From: Daniel J Sebald
Subject: Re: regexp strangeness
Date: Sat, 8 Feb 2020 04:12:03 -0500
User-agent: Mozilla/5.0 (X11; Linux x86_64; rv:60.0) Gecko/20100101 Thunderbird/60.9.0

On 2/8/20 3:32 AM, Kay Nick wrote:
Hey all,

the documentation to regexp says:

'\w'
           Match any word character

what exactly is a word character (maybe even more important what isn't)?
Am I right in assuming its
[abcdefghijklmnopqrstuvwxyzABCDEFGHIJKLMNOPQRSTUVWXYZ]? What about non
english characters like öäßłńŚ?

https://en.wikipedia.org/wiki/Regular_expression#Character_classes

lists \w as the equivalent to [A-Za-z0-9_]

Probably non-english won't handle this, but maybe you could try [ä-Ś] or whatever makes sense for the alphabet of interest.


And here some other strange (to me) behavior:

regexp("#w#","#\w#")
ans =  1                        <- seems to work in general...

As you point out two examples later, there is need of an escape. That has nothing to do with the regexp() programming, but generally in Octave double quotes are like the C printf syntax, i.e., escapes. Matlab doesn't interpret double quotes. On the other hand, Octave treats single quotes just the way that Matlab does.
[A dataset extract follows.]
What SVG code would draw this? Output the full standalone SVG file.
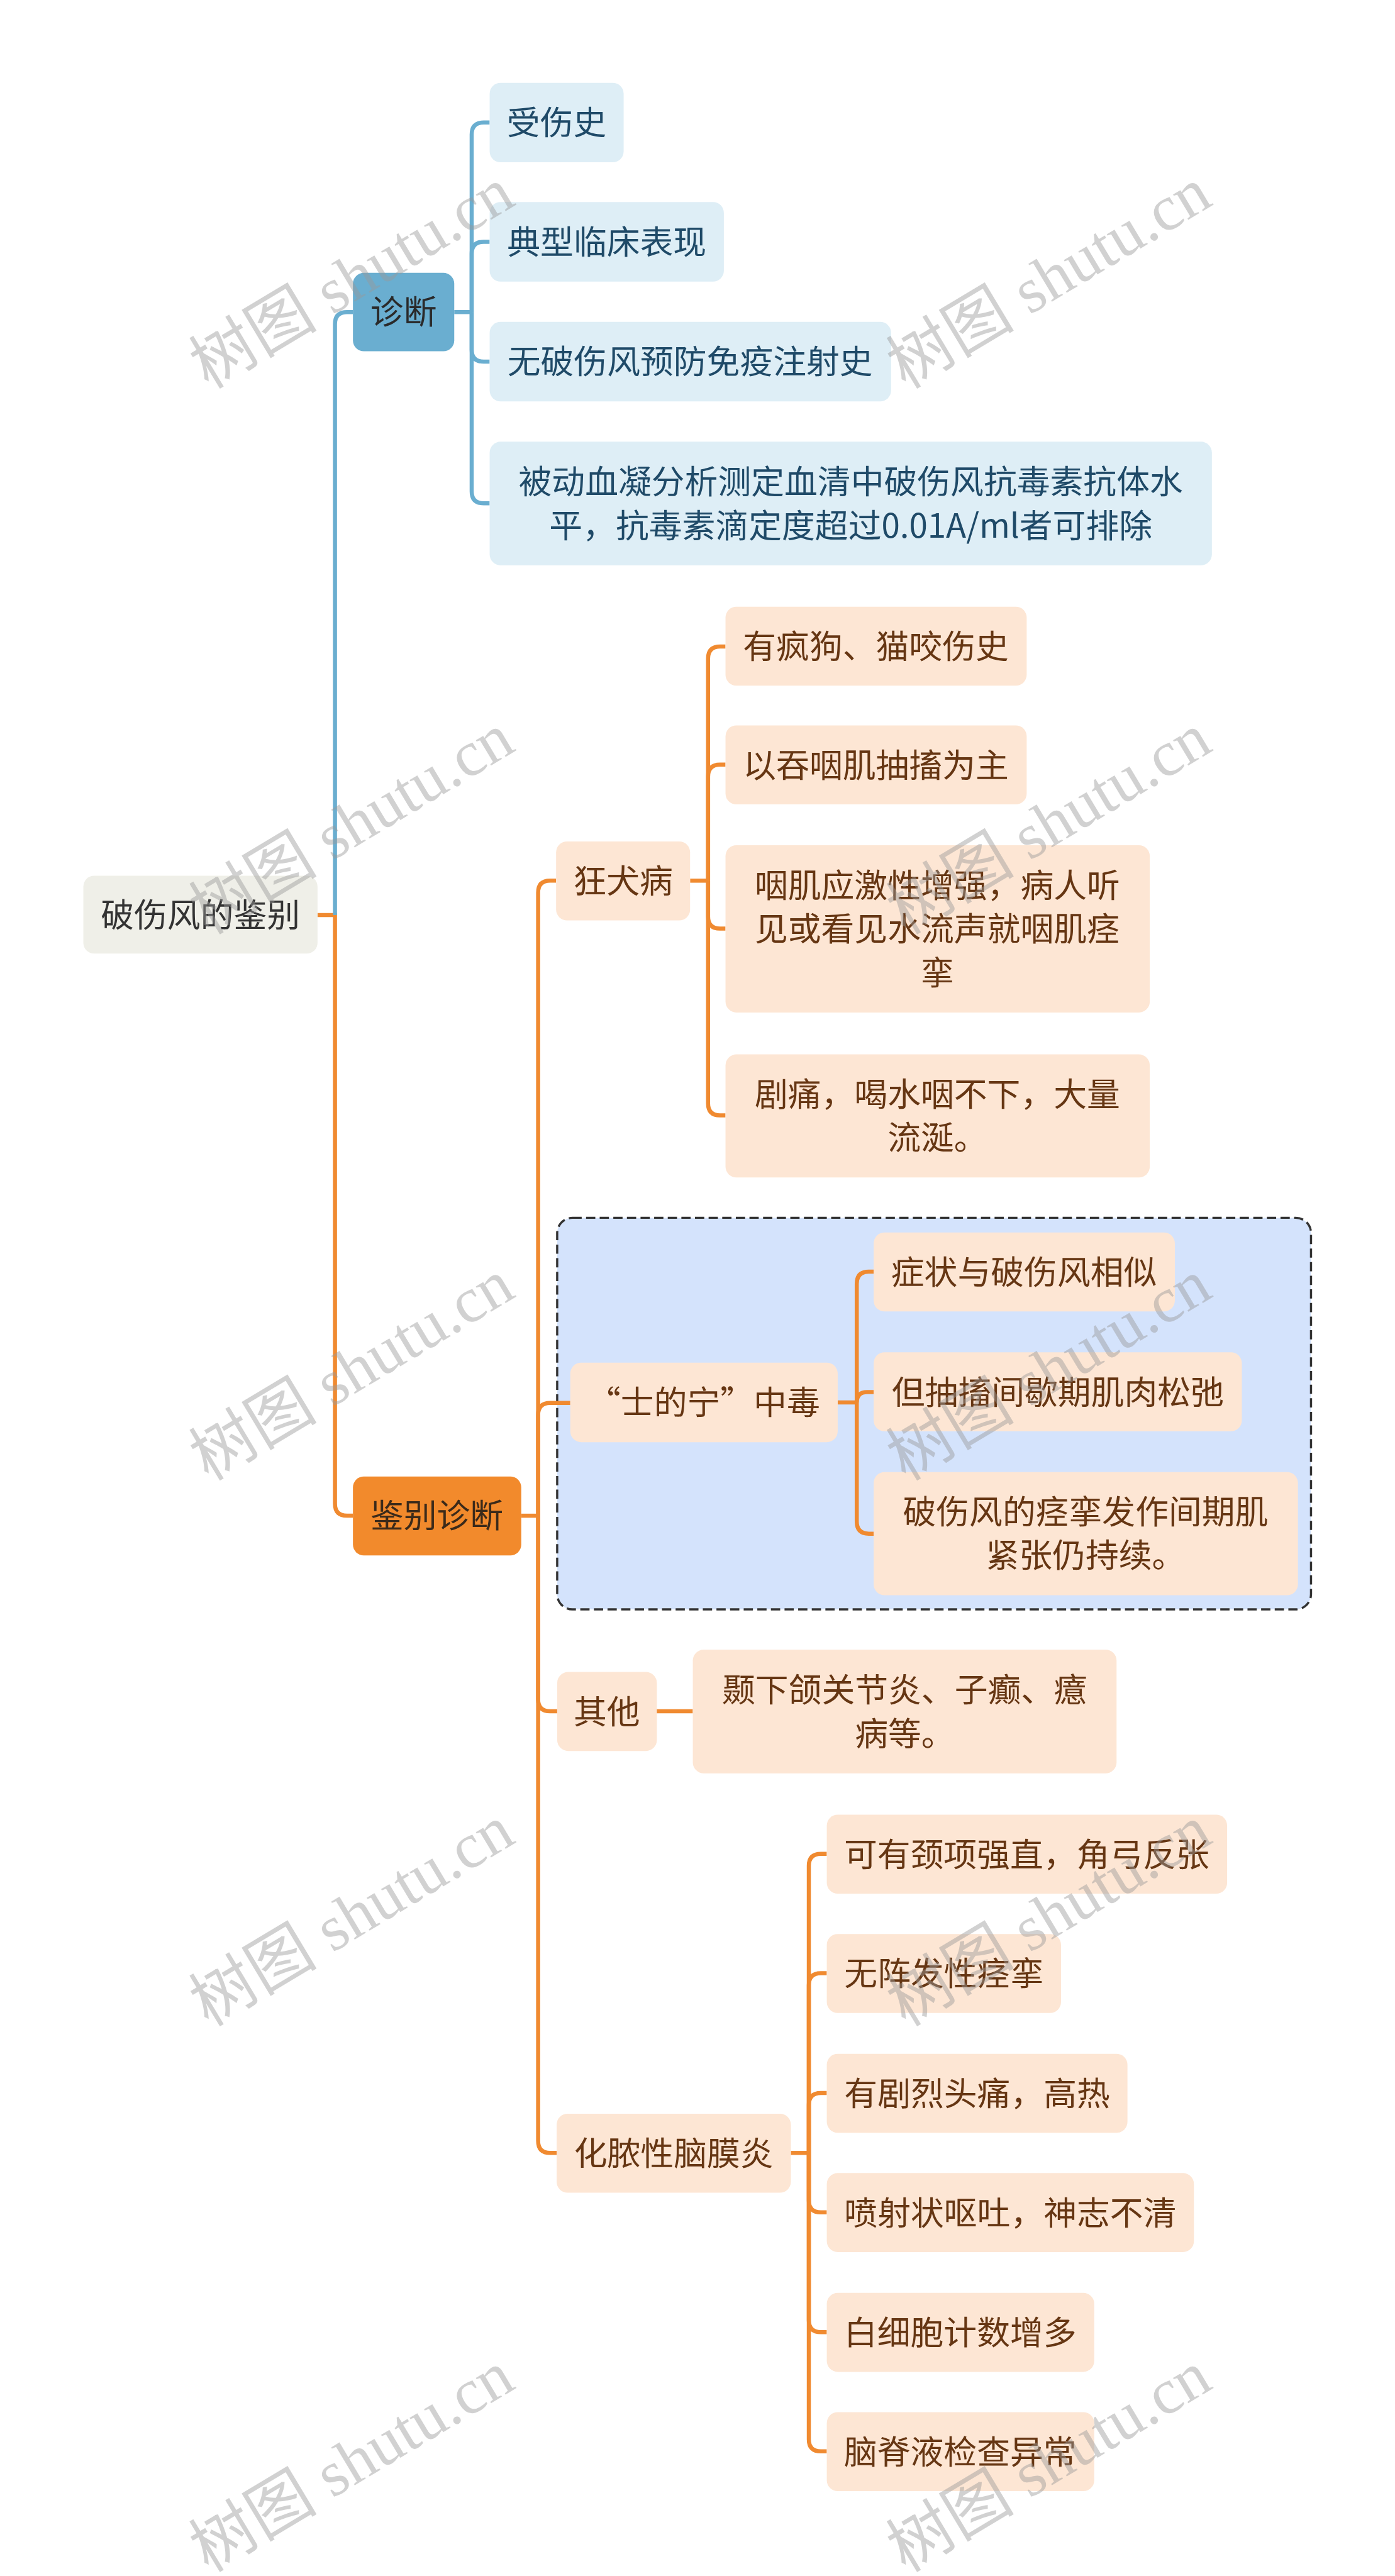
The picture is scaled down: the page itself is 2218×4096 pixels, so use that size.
<svg xmlns="http://www.w3.org/2000/svg" width="2218" height="4096" viewBox="0 0 2218 4096">
<style>
.t{font-family:"Noto Sans CJK SC","Noto Sans",sans-serif;font-size:61px;text-anchor:middle}
.cb{fill:none;stroke:#6aaed0;stroke-width:7.5}
.co{fill:none;stroke:#f08a30;stroke-width:7.5}
.root rect{fill:#efefe8}
.root text{fill:#333333}
.l1b rect{fill:#6aaed0}
.l1b text{fill:#2a2a2a}
.l1o rect{fill:#f28a2c}
.l1o text{fill:#3b2a1a}
.lb rect{fill:#deeef6}
.lb text{fill:#1f4a68}
.lo rect{fill:#fde6d4}
.lo text{fill:#663613}
.wm{font-family:"Liberation Serif","Noto Sans CJK SC",serif;font-size:118px;fill:#9a9a9a;opacity:0.45;text-anchor:middle}
</style>
<rect x="0" y="0" width="2218" height="4096" fill="#ffffff"/>
<g transform="scale(0.866)">
<g id="group-box">
<rect x="1023" y="2236" width="1384" height="719" rx="28" fill="#d4e3fc" stroke="#333333" stroke-width="4" stroke-dasharray="17 8"/>
</g>
<g id="connectors">
<path class="co" d="M583,1680 H615 V2761 Q615,2783 637,2783 H648"/>
<path class="cb" d="M615,1680 V595 Q615,573 637,573 H648"/>
<path class="cb" d="M834,573 H866"/>
<path class="cb" d="M866,573 V247 Q866,225 888,225 H899"/>
<path class="cb" d="M866,573 V466 Q866,444 888,444 H899"/>
<path class="cb" d="M866,573 V642 Q866,664 888,664 H899"/>
<path class="cb" d="M866,573 V902 Q866,924 888,924 H899"/>
<path class="co" d="M957,2783 H988"/>
<path class="co" d="M988,2783 V1639 Q988,1617 1010,1617 H1021"/>
<path class="co" d="M988,2783 V2598 Q988,2576 1010,2576 H1047"/>
<path class="co" d="M988,2783 V3120 Q988,3142 1010,3142 H1023"/>
<path class="co" d="M988,2783 V3931 Q988,3953 1010,3953 H1022"/>
<path class="co" d="M1267,1617 H1300"/>
<path class="co" d="M1300,1617 V1209 Q1300,1187 1322,1187 H1332"/>
<path class="co" d="M1300,1617 V1426 Q1300,1404 1322,1404 H1332"/>
<path class="co" d="M1300,1617 V1683 Q1300,1705 1322,1705 H1332"/>
<path class="co" d="M1300,1617 V2026 Q1300,2048 1322,2048 H1332"/>
<path class="co" d="M1538,2575 H1573"/>
<path class="co" d="M1573,2575 V2357 Q1573,2335 1595,2335 H1604"/>
<path class="co" d="M1573,2575 Q1573,2556 1592,2556 H1604"/>
<path class="co" d="M1573,2575 V2794 Q1573,2816 1595,2816 H1604"/>
<path class="co" d="M1205,3142 H1272"/>
<path class="co" d="M1452,3953 H1485"/>
<path class="co" d="M1485,3953 V3426 Q1485,3404 1507,3404 H1518"/>
<path class="co" d="M1485,3953 V3645 Q1485,3623 1507,3623 H1518"/>
<path class="co" d="M1485,3953 V3865 Q1485,3843 1507,3843 H1518"/>
<path class="co" d="M1485,3953 V4040 Q1485,4062 1507,4062 H1518"/>
<path class="co" d="M1485,3953 V4260 Q1485,4282 1507,4282 H1518"/>
<path class="co" d="M1485,3953 V4479 Q1485,4501 1507,4501 H1518"/>
</g>
<g id="n-root" class="root"><rect x="153" y="1608" width="430" height="143" rx="20"/><text class="t" x="368" y="1702">破伤风的鉴别</text></g>
<g id="n-diag" class="l1b"><rect x="648" y="501" width="186" height="144" rx="20"/><text class="t" x="741" y="595">诊断</text></g>
<g id="n-diff" class="l1o"><rect x="648" y="2711" width="309" height="145" rx="20"/><text class="t" x="802" y="2805">鉴别诊断</text></g>
<g id="n-b1" class="lb"><rect x="899" y="152" width="246" height="146" rx="20"/><text class="t" x="1022" y="247">受伤史</text></g>
<g id="n-b2" class="lb"><rect x="899" y="371" width="430" height="146" rx="20"/><text class="t" x="1114" y="466">典型临床表现</text></g>
<g id="n-b3" class="lb"><rect x="899" y="591" width="737" height="146" rx="20"/><text class="t" x="1267" y="686">无破伤风预防免疫注射史</text></g>
<g id="n-b4" class="lb"><rect x="899" y="811" width="1326" height="227" rx="20"/><text class="t" x="1562" y="907">被动血凝分析测定血清中破伤风抗毒素抗体水</text><text class="t" x="1562" y="987">平，抗毒素滴定度超过0.01A/ml者可排除</text></g>
<g id="n-rabies" class="lo"><rect x="1021" y="1545" width="246" height="145" rx="20"/><text class="t" x="1144" y="1640">狂犬病</text></g>
<g id="n-r1" class="lo"><rect x="1332" y="1114" width="553" height="145" rx="20"/><text class="t" x="1608" y="1209">有疯狗、猫咬伤史</text></g>
<g id="n-r2" class="lo"><rect x="1332" y="1332" width="553" height="145" rx="20"/><text class="t" x="1608" y="1427">以吞咽肌抽搐为主</text></g>
<g id="n-r3" class="lo"><rect x="1332" y="1552" width="779" height="307" rx="20"/><text class="t" x="1721" y="1648">咽肌应激性增强，病人听</text><text class="t" x="1721" y="1728">见或看见水流声就咽肌痉</text><text class="t" x="1721" y="1808">挛</text></g>
<g id="n-r4" class="lo"><rect x="1332" y="1936" width="779" height="226" rx="20"/><text class="t" x="1721" y="2031">剧痛，喝水咽不下，大量</text><text class="t" x="1721" y="2111">流涎。</text></g>
<g id="n-strych" class="lo"><rect x="1047" y="2502" width="491" height="146" rx="20"/><text class="t" x="1292" y="2597">“士的宁”中毒</text></g>
<g id="n-s1" class="lo"><rect x="1604" y="2263" width="553" height="145" rx="20"/><text class="t" x="1880" y="2358">症状与破伤风相似</text></g>
<g id="n-s2" class="lo"><rect x="1604" y="2483" width="676" height="145" rx="20"/><text class="t" x="1942" y="2578">但抽搐间歇期肌肉松弛</text></g>
<g id="n-s3" class="lo"><rect x="1604" y="2703" width="779" height="226" rx="20"/><text class="t" x="1993" y="2798">破伤风的痉挛发作间期肌</text><text class="t" x="1993" y="2878">紧张仍持续。</text></g>
<g id="n-other" class="lo"><rect x="1023" y="3070" width="183" height="145" rx="20"/><text class="t" x="1114" y="3165">其他</text></g>
<g id="n-o1" class="lo"><rect x="1272" y="3029" width="778" height="227" rx="20"/><text class="t" x="1661" y="3125">颞下颌关节炎、子癫、癔</text><text class="t" x="1661" y="3205">病等。</text></g>
<g id="n-mening" class="lo"><rect x="1022" y="3881" width="430" height="145" rx="20"/><text class="t" x="1237" y="3976">化脓性脑膜炎</text></g>
<g id="n-m1" class="lo"><rect x="1518" y="3332" width="735" height="145" rx="20"/><text class="t" x="1885" y="3427">可有颈项强直，角弓反张</text></g>
<g id="n-m2" class="lo"><rect x="1518" y="3551" width="430" height="145" rx="20"/><text class="t" x="1733" y="3646">无阵发性痉挛</text></g>
<g id="n-m3" class="lo"><rect x="1518" y="3771" width="552" height="145" rx="20"/><text class="t" x="1794" y="3866">有剧烈头痛，高热</text></g>
<g id="n-m4" class="lo"><rect x="1518" y="3990" width="674" height="145" rx="20"/><text class="t" x="1855" y="4085">喷射状呕吐，神志不清</text></g>
<g id="n-m5" class="lo"><rect x="1518" y="4210" width="491" height="145" rx="20"/><text class="t" x="1763" y="4305">白细胞计数增多</text></g>
<g id="n-m6" class="lo"><rect x="1518" y="4429" width="491" height="145" rx="20"/><text class="t" x="1763" y="4524">脑脊液检查异常</text></g>
<g id="watermarks">
<text class="wm" x="645" y="551" transform="rotate(-31 645 510)">树图 shutu.cn</text>
<text class="wm" x="1925" y="551" transform="rotate(-31 1925 510)">树图 shutu.cn</text>
<text class="wm" x="645" y="1553" transform="rotate(-31 645 1512)">树图 shutu.cn</text>
<text class="wm" x="1925" y="1553" transform="rotate(-31 1925 1512)">树图 shutu.cn</text>
<text class="wm" x="645" y="2556" transform="rotate(-31 645 2515)">树图 shutu.cn</text>
<text class="wm" x="1925" y="2556" transform="rotate(-31 1925 2515)">树图 shutu.cn</text>
<text class="wm" x="645" y="3558" transform="rotate(-31 645 3517)">树图 shutu.cn</text>
<text class="wm" x="1925" y="3558" transform="rotate(-31 1925 3517)">树图 shutu.cn</text>
<text class="wm" x="645" y="4560" transform="rotate(-31 645 4519)">树图 shutu.cn</text>
<text class="wm" x="1925" y="4560" transform="rotate(-31 1925 4519)">树图 shutu.cn</text>
</g>
</g>
</svg>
So, in the above \w is an escape sequence, but probably one that isn't defined so that \w ends up the same as w. So what you've done is regexp("#w#","#w#"), which matches.


regexp("#d#","#\w#")
ans = [](1x0)                    <- why?

Because by the same logic as above, you've done regexp("#d#","#w#"), which doesn't match.


regexp("#d#","#\\w#")       <- so we need to double escape these
special characters... no mention of that in the help... :-(
ans =  1
regexp("#j#","#\\w#")
ans =  1                        <- ok
regexp("#E#","#\\w#")
ans =  1                        <- ok
regexp("#E#","#\\w*#")
ans =  1                        <- ok
regexp("##","#\\w*#")
ans =  1                        <- ok
regexp("#.#","#\\w*#")
ans = [](1x0)                    <- why?

Because . is not in [A-Za-z0-9_]

Dan


Especially the last one >> regexp("#.#","#\\w*#") ans = [](1x0) looks
like a bug to me. Or am I getting something wrong here?